Data Structure Classification

Introduction to Data Structure1

Primitive Data Structures: Primitive data structures are those which are the predefined way of storing data by a system.  Primitive data structures are classified into char, int, float and double.

Non Primitive Data Structures:  The data structures that are derived from primary data types are known as non-primitive. These data structure stores a group of values. Non-primitive data structures are classified into stack, queues, linked list, etc.

Types of Non-Primitive Data Structures:

Linear: A data structure is known as a linear data structure if all the data are arranged into a linear order.

Non-Linear: This data structure does not form a sequence, i.e each element is connected with two or other elements into a non-linear arrangement.

Types of Linear Data Structures:

Array: An array is a collection of similar type of data items. Each data item is called the element of an array. This makes it easier to calculate the position of each element.

Linked List: the Linked list is used to maintain a list in memory. It is a collection of nodes stored at a non-contiguous memory location. Each node of a list contains a pointer to its adjacent node.

Stack: Stack is a basic data structure that represents by a real physical stack and pile, a structure where insertion and deletion of an item take place is called a top stack. The basic implementation of the stack is called LIFO(Last In First Out), to demonstrate the way of accesses data. There are basically two operations that can be performed on stack (1)PUSH:  inserting an item into a stack, (2) POP: deleting an item from a stack.


Queue: A queue is a basic data structure that is used throughout the programming. A queue is like the first one in the line is the first one to be served.  A queue is FIFO(First One First Out) to demonstrate the way of access data.

Types of Non-Linear Data Structures:

Trees: Tree data structures are based on the parent-child relationship. Each node of a tree may have more than one child except the leaf node whereas each node has almost one parent except the root node.


Graph: A graph consists of nodes and edges. Nodes are defined as vertices and the edges are defined as a line.

Operations in Data Structures:

The operations used in Data Structures are as follows:

1)    Insertion: Adding a new data element in a data structure.

2)    Deletion: Removal of a data element from a data structure.

3)    Searching: Searching a particular data element in a data structure.

4)    Sorting: Arranging all the data elements in a specified manner.

5)    Merging: Combining two or more than a similar type of data structures in a new data structure of the same type.
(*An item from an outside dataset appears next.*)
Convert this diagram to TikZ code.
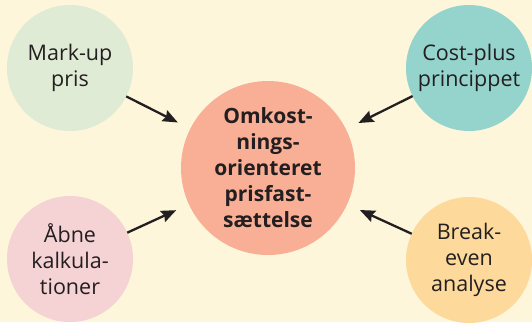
\documentclass[tikz,border=0pt]{standalone}
\usepackage{fontspec}
\setmainfont{Open Sans}
\usetikzlibrary{arrows.meta}
\definecolor{bgcream}{HTML}{FDF6DA}
\definecolor{cgreen}{HTML}{E0EBD5}
\definecolor{cteal}{HTML}{94D4CC}
\definecolor{cpink}{HTML}{F5D2D4}
\definecolor{corange}{HTML}{FDDA9B}
\definecolor{csalmon}{HTML}{F8AF96}
\definecolor{ink}{HTML}{231F20}
\tikzset{
  bubble/.style={circle, minimum size=126pt, inner sep=0pt, outer sep=0pt,
    text=ink, align=center, font=\fontsize{21.5}{26}\selectfont},
  hub/.style={circle, minimum size=174pt, inner sep=0pt, outer sep=0pt,
    fill=csalmon, text=ink, align=center,
    font=\fontsize{21}{26}\selectfont\bfseries},
  feed/.style={draw=ink, line width=2.3pt,
    -{Stealth[length=15pt,width=12pt,inset=2pt]}, shorten >=14pt}
}
\begin{document}
\begin{tikzpicture}[x=1pt, y=-1pt]
  \clip (0,0) rectangle (532,322);
  \fill[bgcream] (0,0) rectangle (532,322);

  \node[hub] (c) at (268,168) {Omkost-\\nings-\\orienteret\\prisfast-\\sættelse};

  \node[bubble, fill=cgreen]  (tl) at (70,68)   {Mark-up\\pris};
  \node[bubble, fill=cteal]   (tr) at (469,68)  {Cost-plus\\princippet};
  \node[bubble, fill=cpink]   (bl) at (70,259)  {Åbne\\kalkula-\\tioner};
  \node[bubble, fill=corange] (br) at (469,260) {Break-\\even\\analyse};

  \draw[feed] (tl) -- (c);
  \draw[feed] (tr) -- (c);
  \draw[feed] (bl) -- (c);
  \draw[feed] (br) -- (c);
\end{tikzpicture}
\end{document}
6)    Traversal: Processing all the elements present in a data structure.

Algorithms of Data Structure

Algorithms are a set of instructions to be executed to get the desired output. An algorithm is a step-by-step process.

There are some categories of algorithms in a data structure that are as followed:

1)    Searching: Searching means searching for the desired data element in a data structure. In an algorithm the searching consists of two types :

A)Linear Search: Linear search is much complex than a binary search because the time it takes to a search is correlated with the items to be searched.

(B)Binary Search: Binary search is faster than a linear search, but it works in an ordered sequence.

2)Sorting: Sorting means ordering, or arranging a data element in a specified manner. Sorting is divided into two ways:

A)    Merge Sort: Merge sort is a sorting technique. It divides the list into comparable sizes lists, i.e it divides the list into left and right, sorting each other and then merge two stored lists back together.

B)    Quick Sort: Quick-sort is used more as compare to merge sort. The algorithms start by picking an item which is known as the pivot, and moving a smaller item before it, while all greater element in the later portion of a list.